Investigating Positive and Negative Qualities of Human-in-the-Loop Optimization for Designing Interaction Techniques

Designers reportedly struggle with design optimization tasks where they are asked to find a combination of design parameters that maximizes a given set of objectives. In HCI, design optimization problems are often exceedingly complex, involving multiple objectives and expensive empirical evaluations. Model-based computational design algorithms assist designers by generating design examples during design, however they assume a model of the interaction domain. Black box methods for assistance, on the other hand, can work with any design problem. However, virtually all empirical studies of this human-in-the-loop approach have been carried out by either researchers or end-users.
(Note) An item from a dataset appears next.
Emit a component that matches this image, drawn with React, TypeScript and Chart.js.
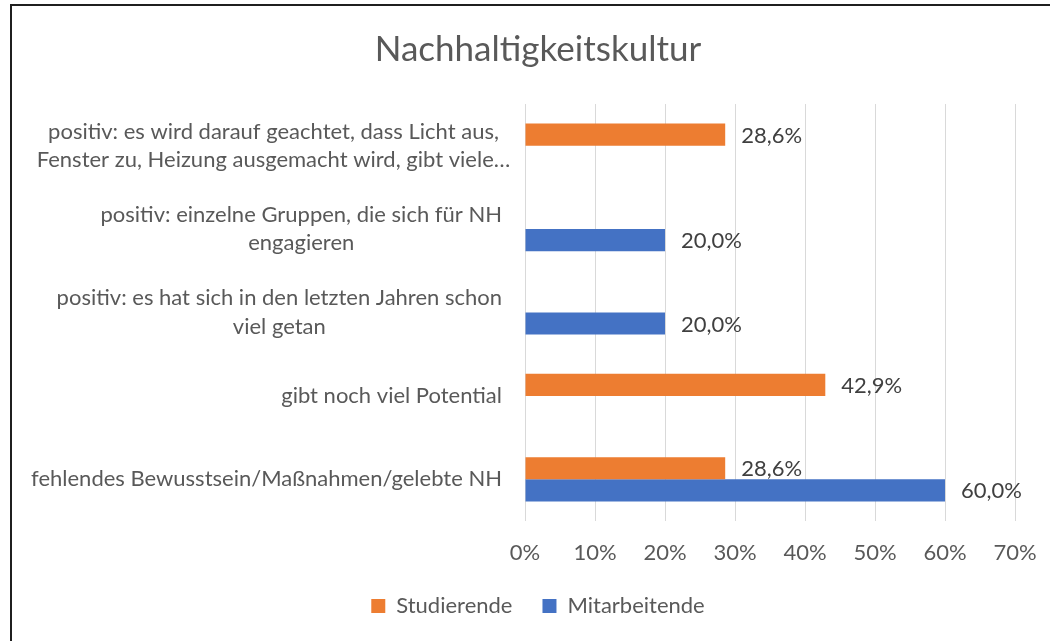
import React, { useEffect, useRef } from "react";
import { Chart, registerables } from "chart.js";

Chart.register(...registerables);

// ---- data ----
const categories: string[][] = [
  ["positiv: es wird darauf geachtet, dass Licht aus,", "Fenster zu, Heizung ausgemacht wird, gibt viele…"],
  ["positiv: einzelne Gruppen, die sich für NH", "engagieren"],
  ["positiv: es hat sich in den letzten Jahren schon", "viel getan"],
  ["gibt noch viel Potential"],
  ["fehlendes Bewusstsein/Maßnahmen/gelebte NH"],
];
const studierende: (number | null)[] = [28.6, null, null, 42.9, 28.6];
const mitarbeitende: (number | null)[] = [null, 20.0, 20.0, null, 60.0];
const seriesNames = ["Studierende", "Mitarbeitende"];
const xMin = 0;
const xMax = 70;
const xStep = 10;
const titleText = "Nachhaltigkeitskultur";

// ---- style ----
const FONT = "Lato";
const TEXT = "#595959";
const LABEL_TEXT = "#404040";
const ORANGE = "#ED7D31";
const BLUE = "#4472C4";
const GRID = "#D9D9D9";
const CAT_SIZE = 22;
const CAT_LH = 28.5;
const TITLE_SIZE = 35;

const fmt = (v: number) => v.toFixed(1).replace(".", ",") + "%";

const categoryLabelPlugin = {
  id: "categoryLabels",
  afterDraw(chart: any) {
    const ctx = chart.ctx;
    const yScale = chart.scales.y;
    const right = chart.chartArea.left - 23;
    ctx.save();
    ctx.font = `${CAT_SIZE}px ${FONT}`;
    ctx.fillStyle = TEXT;
    ctx.textAlign = "center";
    ctx.textBaseline = "middle";
    categories.forEach((lines, i) => {
      const cy = yScale.getPixelForTick(i);
      const widths = lines.map((l) => ctx.measureText(l.replace(/…$/, "")).width);
      const bw = Math.max(...widths);
      const cx = right - bw / 2;
      const n = lines.length;
      lines.forEach((l, j) => {
        ctx.fillText(l, cx, cy + (j - (n - 1) / 2) * CAT_LH);
      });
    });
    ctx.restore();
  },
};

const dataLabelPlugin = {
  id: "dataLabels",
  afterDatasetsDraw(chart: any) {
    const ctx = chart.ctx;
    ctx.save();
    ctx.font = `${CAT_SIZE}px ${FONT}`;
    ctx.fillStyle = LABEL_TEXT;
    ctx.textAlign = "left";
    ctx.textBaseline = "middle";
    chart.data.datasets.forEach((ds: any, di: number) => {
      const meta = chart.getDatasetMeta(di);
      meta.data.forEach((bar: any, j: number) => {
        const v = ds.data[j];
        if (v === null || v === undefined) return;
        ctx.fillText(fmt(v), bar.x + 16, bar.y + 1);
      });
    });
    ctx.restore();
  },
};

export default function App() {
  const canvasRef = useRef<HTMLCanvasElement | null>(null);

  useEffect(() => {
    let chart: Chart | null = null;
    let cancelled = false;
    const make = () => {
      if (cancelled || !canvasRef.current) return;
      chart = new Chart(canvasRef.current, {
        type: "bar",
        data: {
          labels: categories,
          datasets: [
            {
              label: seriesNames[0],
              data: studierende,
              backgroundColor: ORANGE,
              borderWidth: 0,
              categoryPercentage: 0.53,
              barPercentage: 1.0,
            },
            {
              label: seriesNames[1],
              data: mitarbeitende,
              backgroundColor: BLUE,
              borderWidth: 0,
              categoryPercentage: 0.53,
              barPercentage: 1.0,
            },
          ],
        },
        options: {
          indexAxis: "y",
          responsive: false,
          animation: false,
          layout: { padding: { left: 61, right: 35, top: 0, bottom: 14 } },
          scales: {
            x: {
              min: xMin,
              max: xMax,
              border: { display: false },
              grid: { color: GRID, lineWidth: 1, drawTicks: false },
              ticks: {
                stepSize: xStep,
                padding: 19,
                color: TEXT,
                font: { family: FONT, size: CAT_SIZE },
                callback: (v: any) => `${v}%`,
              },
              afterFit: (s: any) => {
                s.height = 44;
                s.paddingLeft = 0;
                s.paddingRight = 0;
              },
            },
            y: {
              type: "category",
              border: { display: false },
              grid: { display: false },
              ticks: { display: false },
              afterFit: (s: any) => {
                s.width = 464;
              },
            },
          },
          plugins: {
            title: {
              display: true,
              text: titleText,
              color: TEXT,
              font: { family: FONT, size: TITLE_SIZE, weight: "normal" },
              padding: { top: 29, bottom: 33 },
            },
            legend: {
              position: "bottom",
              labels: {
                boxWidth: 14,
                boxHeight: 14,
                padding: 30,
                color: TEXT,
                font: { family: FONT, size: CAT_SIZE },
              },
            },
            tooltip: { enabled: false },
          },
        },
        plugins: [categoryLabelPlugin, dataLabelPlugin],
      } as any);
    };
    const fontsReady = (document as any).fonts
      ? Promise.all([
          (document as any).fonts.load(`${CAT_SIZE}px ${FONT}`),
          (document as any).fonts.load(`${TITLE_SIZE}px ${FONT}`),
        ]).catch(() => null)
      : Promise.resolve(null);
    fontsReady.then(make);
    return () => {
      cancelled = true;
      if (chart) chart.destroy();
    };
  }, []);

  return (
    <div
      style={{
        position: "fixed",
        left: 0,
        top: 0,
        width: 1050,
        height: 641,
        overflow: "hidden",
        background: "#ffffff",
      }}
    >
      <div
        style={{
          position: "absolute",
          left: 10,
          top: 4,
          width: 1200,
          height: 800,
          borderLeft: "2px solid #1f1f1f",
          borderTop: "2px solid #1f1f1f",
        }}
      />
      <canvas
        ref={canvasRef}
        width={1050}
        height={641}
        style={{ position: "absolute", left: 0, top: 0, width: 1050, height: 641 }}
      />
    </div>
  );
}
The question stands out if such methods can help designers in realistic tasks. In this paper, we study Bayesian optimization as an algorithmic method to guide the design optimization process. It operates by proposing to a designer which design candidate to try next, given previous observations. We report observations from a comparative study with 40 novice designers who were tasked to optimize a complex 3D touch interaction technique. The optimizer helped designers explore larger proportions of the design space and arrive at a better solution, however they reported lower agency and expressiveness. Designers guided by an optimizer reported lower mental effort but also felt less creative and less in charge of the progress. We conclude that human-in-the-loop optimization can support novice designers in cases where agency is not critical.